§ Your instructions: Check each line of the entries below for the string "image"; copy every line where it appears.

§ Records for processing:

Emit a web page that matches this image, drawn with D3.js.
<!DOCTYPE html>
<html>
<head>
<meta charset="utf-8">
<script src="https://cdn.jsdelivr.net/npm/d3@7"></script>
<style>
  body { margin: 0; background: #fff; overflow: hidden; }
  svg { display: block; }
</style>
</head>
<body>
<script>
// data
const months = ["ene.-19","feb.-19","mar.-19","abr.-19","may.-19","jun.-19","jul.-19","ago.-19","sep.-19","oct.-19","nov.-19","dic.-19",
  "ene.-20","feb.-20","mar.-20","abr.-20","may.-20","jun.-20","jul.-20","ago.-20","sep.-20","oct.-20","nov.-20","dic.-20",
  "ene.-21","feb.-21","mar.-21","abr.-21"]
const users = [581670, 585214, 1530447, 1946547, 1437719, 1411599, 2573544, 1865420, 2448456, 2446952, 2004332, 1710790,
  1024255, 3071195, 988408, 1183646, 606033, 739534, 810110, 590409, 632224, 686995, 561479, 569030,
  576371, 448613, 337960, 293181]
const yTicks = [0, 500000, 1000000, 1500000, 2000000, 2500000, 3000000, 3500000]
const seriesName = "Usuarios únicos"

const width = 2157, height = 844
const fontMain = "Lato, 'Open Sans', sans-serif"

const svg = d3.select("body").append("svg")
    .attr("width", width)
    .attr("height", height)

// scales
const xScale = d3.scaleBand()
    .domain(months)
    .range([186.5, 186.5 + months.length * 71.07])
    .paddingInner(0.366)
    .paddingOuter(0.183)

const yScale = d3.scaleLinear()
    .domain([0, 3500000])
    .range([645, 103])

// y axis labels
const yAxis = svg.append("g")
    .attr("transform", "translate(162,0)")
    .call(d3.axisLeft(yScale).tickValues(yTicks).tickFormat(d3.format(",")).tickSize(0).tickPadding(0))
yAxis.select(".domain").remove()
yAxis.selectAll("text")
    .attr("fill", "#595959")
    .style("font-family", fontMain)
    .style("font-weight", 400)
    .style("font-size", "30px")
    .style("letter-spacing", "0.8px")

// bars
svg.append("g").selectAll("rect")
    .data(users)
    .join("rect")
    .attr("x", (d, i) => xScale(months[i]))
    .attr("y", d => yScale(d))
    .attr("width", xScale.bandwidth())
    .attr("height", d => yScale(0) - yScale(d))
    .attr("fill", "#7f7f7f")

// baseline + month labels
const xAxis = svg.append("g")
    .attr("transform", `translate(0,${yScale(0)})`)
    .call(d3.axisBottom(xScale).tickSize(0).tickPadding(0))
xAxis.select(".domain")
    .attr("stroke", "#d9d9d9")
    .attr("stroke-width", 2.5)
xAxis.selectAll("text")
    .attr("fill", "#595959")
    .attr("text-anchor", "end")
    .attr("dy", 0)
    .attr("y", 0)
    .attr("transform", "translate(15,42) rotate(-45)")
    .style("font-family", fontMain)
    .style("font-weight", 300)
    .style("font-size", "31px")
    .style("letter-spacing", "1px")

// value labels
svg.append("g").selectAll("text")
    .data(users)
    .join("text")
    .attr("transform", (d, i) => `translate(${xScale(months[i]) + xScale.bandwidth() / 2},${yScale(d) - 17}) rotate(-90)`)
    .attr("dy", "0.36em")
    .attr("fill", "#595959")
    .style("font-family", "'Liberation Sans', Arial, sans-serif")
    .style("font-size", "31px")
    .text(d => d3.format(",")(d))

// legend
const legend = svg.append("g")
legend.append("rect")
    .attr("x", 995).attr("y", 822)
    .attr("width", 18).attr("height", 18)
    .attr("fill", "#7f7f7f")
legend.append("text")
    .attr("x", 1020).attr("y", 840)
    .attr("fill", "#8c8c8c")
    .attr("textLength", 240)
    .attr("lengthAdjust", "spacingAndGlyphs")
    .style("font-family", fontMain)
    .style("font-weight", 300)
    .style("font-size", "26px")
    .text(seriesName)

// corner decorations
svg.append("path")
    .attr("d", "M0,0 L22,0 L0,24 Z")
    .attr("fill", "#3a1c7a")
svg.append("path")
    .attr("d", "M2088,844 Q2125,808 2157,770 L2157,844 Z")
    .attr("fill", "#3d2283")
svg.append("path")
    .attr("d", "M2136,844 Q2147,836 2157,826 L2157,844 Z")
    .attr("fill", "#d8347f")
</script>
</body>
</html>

---

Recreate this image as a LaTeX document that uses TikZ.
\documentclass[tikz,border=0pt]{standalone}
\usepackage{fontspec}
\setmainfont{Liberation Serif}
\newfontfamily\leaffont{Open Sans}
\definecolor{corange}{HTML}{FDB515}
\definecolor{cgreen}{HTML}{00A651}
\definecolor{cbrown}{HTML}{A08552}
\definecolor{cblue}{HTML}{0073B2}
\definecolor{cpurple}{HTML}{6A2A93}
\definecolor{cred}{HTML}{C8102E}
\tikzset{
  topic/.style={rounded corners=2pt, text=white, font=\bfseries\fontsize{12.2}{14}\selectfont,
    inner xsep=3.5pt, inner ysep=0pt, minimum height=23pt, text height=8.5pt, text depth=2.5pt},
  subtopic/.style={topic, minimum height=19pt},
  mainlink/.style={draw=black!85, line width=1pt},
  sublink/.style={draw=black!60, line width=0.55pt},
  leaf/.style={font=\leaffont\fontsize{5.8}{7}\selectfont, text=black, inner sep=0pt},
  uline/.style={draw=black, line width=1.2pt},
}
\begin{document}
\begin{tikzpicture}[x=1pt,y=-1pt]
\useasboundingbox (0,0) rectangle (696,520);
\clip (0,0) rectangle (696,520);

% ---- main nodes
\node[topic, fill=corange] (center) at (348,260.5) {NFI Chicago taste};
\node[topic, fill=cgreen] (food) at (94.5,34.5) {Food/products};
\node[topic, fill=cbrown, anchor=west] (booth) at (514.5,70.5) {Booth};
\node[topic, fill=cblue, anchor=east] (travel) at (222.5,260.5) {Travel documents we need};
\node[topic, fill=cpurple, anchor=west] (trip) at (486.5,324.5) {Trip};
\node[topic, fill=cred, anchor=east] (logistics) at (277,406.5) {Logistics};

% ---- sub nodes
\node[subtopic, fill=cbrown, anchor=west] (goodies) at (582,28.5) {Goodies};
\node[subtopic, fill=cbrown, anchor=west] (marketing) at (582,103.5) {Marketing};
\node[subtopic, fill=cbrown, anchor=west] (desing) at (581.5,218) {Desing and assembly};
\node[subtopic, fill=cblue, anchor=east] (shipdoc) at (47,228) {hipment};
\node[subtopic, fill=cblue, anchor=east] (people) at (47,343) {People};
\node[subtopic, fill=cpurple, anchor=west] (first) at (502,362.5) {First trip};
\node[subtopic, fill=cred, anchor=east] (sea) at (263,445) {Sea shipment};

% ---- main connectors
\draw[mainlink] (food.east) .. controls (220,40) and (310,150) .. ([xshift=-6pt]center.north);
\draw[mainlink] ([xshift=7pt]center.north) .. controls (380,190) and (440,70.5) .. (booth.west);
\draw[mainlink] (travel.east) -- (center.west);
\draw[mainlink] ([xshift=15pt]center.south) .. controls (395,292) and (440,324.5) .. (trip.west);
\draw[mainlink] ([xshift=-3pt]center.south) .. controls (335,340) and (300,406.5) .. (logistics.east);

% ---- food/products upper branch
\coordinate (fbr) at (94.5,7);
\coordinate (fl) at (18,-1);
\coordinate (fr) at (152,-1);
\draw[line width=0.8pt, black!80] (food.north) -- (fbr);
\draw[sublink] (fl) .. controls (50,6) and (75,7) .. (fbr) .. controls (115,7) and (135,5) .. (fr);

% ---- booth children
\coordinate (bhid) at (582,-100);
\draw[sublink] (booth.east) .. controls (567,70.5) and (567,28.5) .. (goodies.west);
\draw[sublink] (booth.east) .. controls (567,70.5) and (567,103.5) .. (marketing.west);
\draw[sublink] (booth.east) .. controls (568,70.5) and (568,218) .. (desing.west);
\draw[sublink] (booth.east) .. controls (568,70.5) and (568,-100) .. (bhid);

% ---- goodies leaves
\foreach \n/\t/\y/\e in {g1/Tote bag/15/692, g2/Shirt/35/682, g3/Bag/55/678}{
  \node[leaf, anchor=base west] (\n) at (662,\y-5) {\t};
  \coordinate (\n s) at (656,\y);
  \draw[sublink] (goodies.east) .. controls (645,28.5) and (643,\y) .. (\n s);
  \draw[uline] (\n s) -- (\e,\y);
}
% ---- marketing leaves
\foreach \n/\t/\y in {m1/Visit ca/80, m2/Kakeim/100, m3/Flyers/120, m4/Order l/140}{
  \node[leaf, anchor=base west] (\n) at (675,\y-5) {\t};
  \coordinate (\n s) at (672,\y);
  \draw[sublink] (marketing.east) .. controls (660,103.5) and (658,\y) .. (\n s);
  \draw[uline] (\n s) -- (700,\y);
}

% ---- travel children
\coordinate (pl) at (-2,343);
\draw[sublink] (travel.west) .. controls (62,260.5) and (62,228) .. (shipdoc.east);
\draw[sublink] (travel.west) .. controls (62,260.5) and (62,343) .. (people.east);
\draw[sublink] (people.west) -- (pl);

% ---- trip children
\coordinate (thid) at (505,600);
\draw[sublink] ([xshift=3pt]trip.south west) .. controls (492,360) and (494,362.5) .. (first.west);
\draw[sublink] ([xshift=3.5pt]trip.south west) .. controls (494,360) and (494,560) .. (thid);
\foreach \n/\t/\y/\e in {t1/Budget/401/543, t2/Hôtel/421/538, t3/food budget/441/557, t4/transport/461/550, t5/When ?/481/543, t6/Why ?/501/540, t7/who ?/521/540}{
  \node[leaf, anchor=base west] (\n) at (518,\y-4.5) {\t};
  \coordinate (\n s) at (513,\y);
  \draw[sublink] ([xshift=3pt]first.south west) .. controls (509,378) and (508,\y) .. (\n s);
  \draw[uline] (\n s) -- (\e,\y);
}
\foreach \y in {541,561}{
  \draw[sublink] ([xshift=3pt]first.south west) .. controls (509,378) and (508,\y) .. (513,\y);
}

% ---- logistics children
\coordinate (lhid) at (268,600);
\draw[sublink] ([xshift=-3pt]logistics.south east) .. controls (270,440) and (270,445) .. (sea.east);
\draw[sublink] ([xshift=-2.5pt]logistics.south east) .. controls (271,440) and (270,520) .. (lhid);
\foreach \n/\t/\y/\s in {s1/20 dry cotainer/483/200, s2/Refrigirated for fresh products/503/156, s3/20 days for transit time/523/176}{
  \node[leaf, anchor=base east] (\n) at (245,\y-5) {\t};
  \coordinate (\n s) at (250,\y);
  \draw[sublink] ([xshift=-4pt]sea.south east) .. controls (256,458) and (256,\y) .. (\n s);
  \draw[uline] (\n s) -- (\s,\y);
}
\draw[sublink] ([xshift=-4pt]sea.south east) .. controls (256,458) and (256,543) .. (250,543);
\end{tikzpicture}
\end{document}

--

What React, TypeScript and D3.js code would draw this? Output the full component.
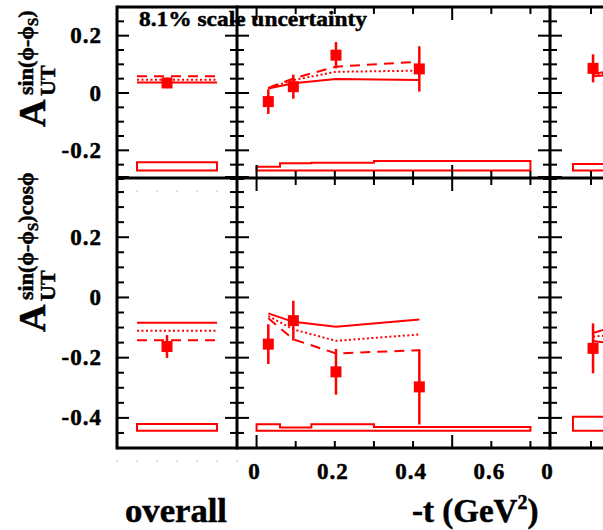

§ Solution to the exercise:
Emit a web page that matches this image, drawn with D3.js.
Recreate this image as a LaTeX document that uses TikZ.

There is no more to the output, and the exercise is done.